▶

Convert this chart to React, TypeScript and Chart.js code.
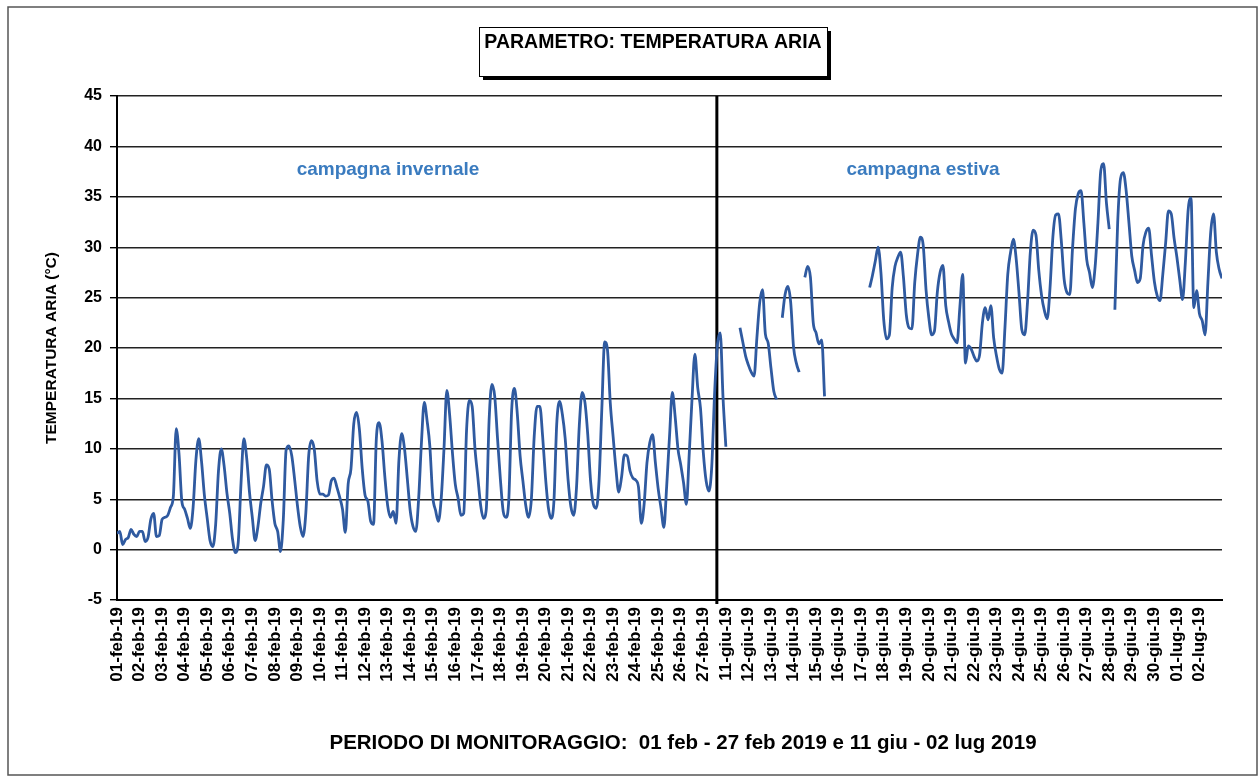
import React, { useEffect, useRef } from 'react';
import { Chart, registerables } from 'chart.js';

Chart.register(...registerables);

// ---- tick labels (one per monitored day) ----
const dayLabels: string[] = [
  '01-feb-19', '02-feb-19', '03-feb-19', '04-feb-19', '05-feb-19', '06-feb-19', '07-feb-19',
  '08-feb-19', '09-feb-19', '10-feb-19', '11-feb-19', '12-feb-19', '13-feb-19', '14-feb-19',
  '15-feb-19', '16-feb-19', '17-feb-19', '18-feb-19', '19-feb-19', '20-feb-19', '21-feb-19',
  '22-feb-19', '23-feb-19', '24-feb-19', '25-feb-19', '26-feb-19', '27-feb-19',
  '11-giu-19', '12-giu-19', '13-giu-19', '14-giu-19', '15-giu-19', '16-giu-19', '17-giu-19',
  '18-giu-19', '19-giu-19', '20-giu-19', '21-giu-19', '22-giu-19', '23-giu-19', '24-giu-19',
  '25-giu-19', '26-giu-19', '27-giu-19', '28-giu-19', '29-giu-19', '30-giu-19',
  '01-lug-19', '02-lug-19',
];

// readings every 3 hours (8 per day)
const samplesPerDay = 8;

// winter campaign: 01-feb .. 27-feb (day index 0..27)
const winterStartDay = 0;
const winterTemps: number[] = [
  1.6, 1.8, 0.5, 1.0, 1.2, 2.0, 1.5, 1.3,
  1.8, 1.8, 0.8, 1.2, 3.0, 3.6, 1.3, 1.4,
  3.0, 3.2, 3.4, 4.2, 5.3, 12.0, 9.5, 4.8,
  4.0, 3.1, 2.1, 4.2, 8.9, 11.0, 8.7, 5.4,
  3.1, 0.9, 0.3, 2.5, 7.8, 10.0, 8.3, 5.6,
  3.6, 1.0, -0.3, 0.7, 6.6, 11.0, 9.1, 5.7,
  3.2, 0.9, 2.3, 4.6, 6.3, 8.4, 8.0, 4.9,
  2.6, 1.8, -0.2, 3.0, 9.9, 10.3, 9.3, 7.0,
  4.4, 2.3, 1.3, 3.7, 9.3, 10.8, 9.9, 6.8,
  5.5, 5.5, 5.3, 5.4, 6.8, 7.1, 6.2, 5.2,
  4.0, 1.7, 6.5, 8.0, 12.5, 13.6, 11.9, 8.0,
  5.4, 4.8, 2.8, 2.5, 11.0, 12.6, 10.8, 7.3,
  4.4, 3.2, 3.8, 2.6, 8.8, 11.5, 10.0, 7.0,
  3.9, 2.3, 1.8, 5.0, 10.6, 14.6, 12.8, 10.2,
  5.3, 3.9, 2.8, 5.0, 10.0, 15.8, 13.4, 9.6,
  6.5, 5.1, 3.4, 3.6, 11.8, 14.8, 14.2, 10.0,
  7.2, 4.4, 3.1, 4.0, 12.8, 16.4, 15.2, 11.0,
  7.0, 3.8, 3.2, 5.0, 13.8, 16.0, 13.5, 9.3,
  6.8, 4.4, 3.2, 5.0, 11.2, 14.2, 14.2, 11.2,
  7.2, 4.2, 3.1, 4.8, 12.5, 14.7, 13.4, 11.0,
  7.0, 4.3, 3.4, 6.1, 12.3, 15.6, 14.6, 11.4,
  6.8, 4.5, 4.1, 6.8, 14.0, 20.6, 19.8, 14.5,
  11.2, 8.0, 5.7, 7.2, 9.4, 9.3, 7.8, 7.1,
  6.9, 6.2, 2.6, 4.5, 8.6, 10.6, 11.4, 8.6,
  6.0, 4.1, 2.2, 6.3, 11.2, 15.6, 13.2, 10.0,
  8.4, 6.6, 4.5, 9.5, 15.0, 19.4, 16.1, 14.0,
  9.6, 6.8, 5.8, 8.3, 15.5, 20.3, 21.5, 15.0,
  10.2,
];

// summer campaign: 11-giu .. 02-lug (day index 27..49), null = missing data
const summerStartDay = 27;
const summerTemps: (number | null)[] = [
  null, null, null, null, null, 22.0, 20.6, 19.2,
  18.3, 17.6, 17.2, 21.0, 24.5, 25.8, 21.4, 20.5,
  18.0, 15.7, 14.9, null, 23.0, 25.3, 26.1, 24.5,
  20.1, 18.5, 17.6, null, 27.0, 28.1, 27.0, 22.5,
  21.5, 20.4, 20.8, 15.2, null, null, null, null,
  null, null, null, null, null, null, null, null,
  null, null, null, 26.0, 27.2, 28.6, 30.0, 27.5,
  22.8, 20.9, 21.3, 26.0, 28.1, 29.0, 29.5, 27.0,
  23.3, 22.0, 21.9, 26.5, 29.3, 31.0, 30.2, 25.8,
  23.0, 21.3, 21.7, 25.5, 27.5, 28.2, 24.2, 22.6,
  21.4, 20.9, 20.5, 24.0, 27.3, 18.5, 20.2, 19.9,
  19.2, 18.7, 19.3, 22.5, 24.0, 22.8, 24.2, 21.0,
  19.2, 17.9, 17.5, 22.0, 27.3, 29.5, 30.8, 28.8,
  25.4, 21.8, 21.3, 24.5, 29.5, 31.7, 31.2, 27.7,
  25.2, 23.7, 22.9, 26.0, 31.0, 33.2, 33.3, 30.6,
  26.8, 25.5, 25.3, 30.0, 33.8, 35.3, 35.6, 32.4,
  28.8, 27.5, 26.0, 28.1, 32.5, 37.6, 38.3, 34.4,
  31.8, null, 23.8, 32.5, 36.8, 37.4, 35.6, 32.4,
  29.1, 27.7, 26.5, 26.9, 30.2, 31.5, 31.9, 29.2,
  26.6, 25.2, 24.7, 27.3, 30.4, 33.6, 33.3, 30.9,
  29.0, 26.8, 24.8, 28.5, 33.7, 34.9, 24.0, 25.7,
  23.4, 22.7, 21.3, 26.5, 31.5, 33.3, 29.5, 27.8,
  26.9,
];

// separator between the two campaigns (day position) and its vertical extent
const separatorDay = 26.6;
const separatorRange = [-5.4, 45];

const yMin = -5;
const yMax = 45;
const yStep = 5;

const chartTitle = 'PARAMETRO: TEMPERATURA ARIA';
const yAxisTitle = 'TEMPERATURA ARIA (°C)';
const xAxisTitle = 'PERIODO DI MONITORAGGIO:  01 feb - 27 feb 2019 e 11 giu - 02 lug 2019';
const winterNote = 'campagna invernale';
const summerNote = 'campagna estiva';

const FONT = '"Liberation Sans", Arial, sans-serif';
const LINE_COLOR = '#2f5aa0';
const NOTE_COLOR = '#3a7bbf';

const toPoints = (start: number, arr: (number | null)[]) =>
  arr.map((v, i) => ({ x: start + i / samplesPerDay, y: v }));

const decorations = {
  id: 'decorations',
  beforeDraw(chart: any) {
    const ctx = chart.ctx as CanvasRenderingContext2D;
    ctx.save();
    ctx.fillStyle = '#fff';
    ctx.fillRect(0, 0, chart.width, chart.height);
    ctx.strokeStyle = '#555';
    ctx.lineWidth = 1.5;
    ctx.strokeRect(8, 7, 1249, 768);
    ctx.restore();
  },
  afterDraw(chart: any) {
    const ctx = chart.ctx as CanvasRenderingContext2D;
    const area = chart.chartArea;
    ctx.save();
    // title box with shadow
    const bx = 479, by = 27, bw = 348, bh = 49;
    ctx.fillStyle = '#000';
    ctx.fillRect(bx + 4, by + 4, bw, bh);
    ctx.fillStyle = '#fff';
    ctx.fillRect(bx, by, bw, bh);
    ctx.strokeStyle = '#000';
    ctx.lineWidth = 1;
    ctx.strokeRect(bx + 0.5, by + 0.5, bw, bh);
    ctx.fillStyle = '#000';
    ctx.font = `bold 19.5px ${FONT}`;
    ctx.textAlign = 'center';
    ctx.textBaseline = 'alphabetic';
    ctx.fillText(chartTitle, bx + bw / 2, by + 21);

    // campaign notes
    ctx.fillStyle = NOTE_COLOR;
    ctx.font = `bold 19px ${FONT}`;
    ctx.textBaseline = 'middle';
    ctx.fillText(winterNote, 388, 170);
    ctx.fillText(summerNote, 923, 170);

    // y axis title
    ctx.fillStyle = '#000';
    ctx.font = `bold 15.5px ${FONT}`;
    ctx.save();
    ctx.translate(52, (area.top + area.bottom) / 2);
    ctx.rotate(-Math.PI / 2);
    ctx.fillText(yAxisTitle, 0, 0);
    ctx.restore();

    // x axis title
    ctx.font = `bold 20.5px ${FONT}`;
    ctx.fillText(xAxisTitle, 683, 743);
    ctx.restore();
  },
};

export default function App() {
  const ref = useRef<HTMLCanvasElement | null>(null);

  useEffect(() => {
    document.body.style.margin = '0';
    const canvas = ref.current;
    if (!canvas) return;
    const chart = new Chart(canvas, {
      type: 'line',
      data: {
        datasets: [
          {
            label: 'invernale',
            data: toPoints(winterStartDay, winterTemps),
            borderColor: LINE_COLOR,
            borderWidth: 2.8,
            pointRadius: 0,
            cubicInterpolationMode: 'monotone',
            spanGaps: false,
            fill: false,
          },
          {
            label: 'estiva',
            data: toPoints(summerStartDay, summerTemps),
            borderColor: LINE_COLOR,
            borderWidth: 2.8,
            pointRadius: 0,
            cubicInterpolationMode: 'monotone',
            spanGaps: false,
            fill: false,
          },
          {
            label: 'separatore',
            data: separatorRange.map((y) => ({ x: separatorDay, y })),
            borderColor: '#000',
            borderWidth: 3,
            pointRadius: 0,
            tension: 0,
            fill: false,
            clip: false as any,
          },
        ],
      },
      options: {
        responsive: false,
        animation: false,
        events: [],
        layout: { padding: { top: 96, right: 38, left: 0, bottom: 0 } },
        plugins: {
          legend: { display: false },
          title: { display: false },
          tooltip: { enabled: false },
        },
        scales: {
          x: {
            type: 'linear',
            min: 0,
            max: dayLabels.length,
            afterFit: (s: any) => {
              s.height = 176;
            },
            grid: { display: false, drawTicks: false },
            border: { display: true, color: '#000', width: 2 },
            ticks: {
              stepSize: 1,
              autoSkip: false,
              maxRotation: 90,
              minRotation: 90,
              padding: 7,
              color: '#000',
              font: { family: FONT, size: 17, weight: 'bold' },
              callback: (v: any) => {
                const i = Number(v);
                return Number.isInteger(i) && i < dayLabels.length ? dayLabels[i] : '';
              },
            },
          },
          y: {
            type: 'linear',
            min: yMin,
            max: yMax,
            afterFit: (s: any) => {
              s.width = 117;
            },
            grid: {
              color: '#222',
              lineWidth: 1.4,
              tickLength: 7,
              tickColor: '#000',
              tickWidth: 1.4,
            },
            border: { display: true, color: '#000', width: 2 },
            ticks: {
              stepSize: yStep,
              padding: 8,
              color: '#000',
              font: { family: FONT, size: 16, weight: 'bold' },
            },
          },
        },
      },
      plugins: [decorations],
    });
    return () => chart.destroy();
  }, []);

  return (
    <div style={{ width: 1260, height: 776 }}>
      <canvas ref={ref} width={1260} height={776} style={{ display: 'block' }} />
    </div>
  );
}
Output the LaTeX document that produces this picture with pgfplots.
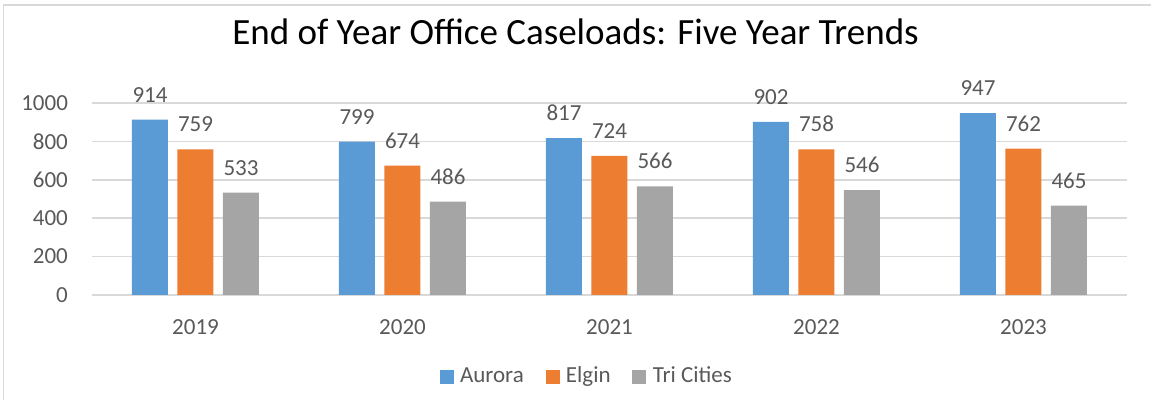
\documentclass[border=0pt]{standalone}
\usepackage{fontspec}
\setmainfont{Carlito}
\usepackage{pgfplots}
\pgfplotsset{compat=1.18}
\definecolor{cA}{HTML}{5B9BD5}
\definecolor{cE}{HTML}{ED7D31}
\definecolor{cT}{HTML}{A5A5A5}
\definecolor{txt}{HTML}{595959}
\definecolor{gridc}{HTML}{D9D9D9}
\begin{document}
\begin{tikzpicture}
\begin{axis}[
  at={(0pt,0pt)}, anchor=south west,
  scale only axis, width=517.5pt, height=96pt,
  xmin=-0.5, xmax=4.5, ymin=0, ymax=1000,
  ytick={0,200,400,600,800,1000},
  xtick={0,1,2,3,4}, xticklabels={2019,2020,2021,2022,2023},
  axis line style={draw=none},
  major tick length=0pt,
  ymajorgrids, grid style={gridc, line width=0.75pt},
  tick label style={font=\fontsize{11.5}{13}\selectfont, text=txt},
  /pgf/number format/assume math mode=true,
  /pgf/number format/set thousands separator={},
  yticklabel style={anchor=east, inner sep=0pt, xshift=-11.85pt},
  xticklabel style={anchor=base, inner sep=0pt, yshift=-19.65pt},
  ybar=4.75pt, bar width=18pt,
  nodes near coords,
  every node near coord/.append style={font=\fontsize{11.5}{13}\selectfont, text=txt, anchor=base, inner sep=0pt, yshift=8.75pt},
  legend columns=3,
  legend style={draw=none, fill=none, at={(0.4771,-0.4245)}, anchor=center,
    inner sep=0pt, nodes={inner sep=0pt},
    font=\fontsize{11.5}{13}\selectfont, text=txt,
    /tikz/every odd column/.append style={column sep=3.2pt},
    /tikz/every even column/.append style={column sep=10.9pt}},
  legend image code/.code={\fill[#1] (0pt,-3.5pt) rectangle (7pt,3.5pt);},
]
\addplot[fill=cA, draw=none] coordinates {(0,914) (1,799) (2,817) (3,902) (4,947)};
\addplot[fill=cE, draw=none] coordinates {(0,759) (1,674) (2,724) (3,758) (4,762)};
\addplot[fill=cT, draw=none] coordinates {(0,533) (1,486) (2,566) (3,546) (4,465)};
\legend{Aurora, Elgin, Tri Cities}
\end{axis}
\node[anchor=base, font=\fontsize{18.5}{22}\selectfont, text=black] at (241.75pt,125pt) {End of Year Office Caseloads: Five Year Trends};
\pgfresetboundingbox
\useasboundingbox (-46pt,-52.5pt) rectangle (529.5pt,147.5pt);
\draw[gridc, line width=0.9pt] (-44.25pt,-54pt) -- (-44.25pt,145pt) -- (531pt,145pt);
\end{tikzpicture}
\end{document}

◀

* [Given task]:
Copy nothing past the line containing "Chart.register(...registerables);": reproduce every line from the start of the records up to it, skipping pictures.

* [Answer]:
Convert this chart to React, TypeScript and Chart.js code.
import React, { useEffect, useRef } from 'react';
import { Chart, registerables } from 'chart.js';

Chart.register(...registerables);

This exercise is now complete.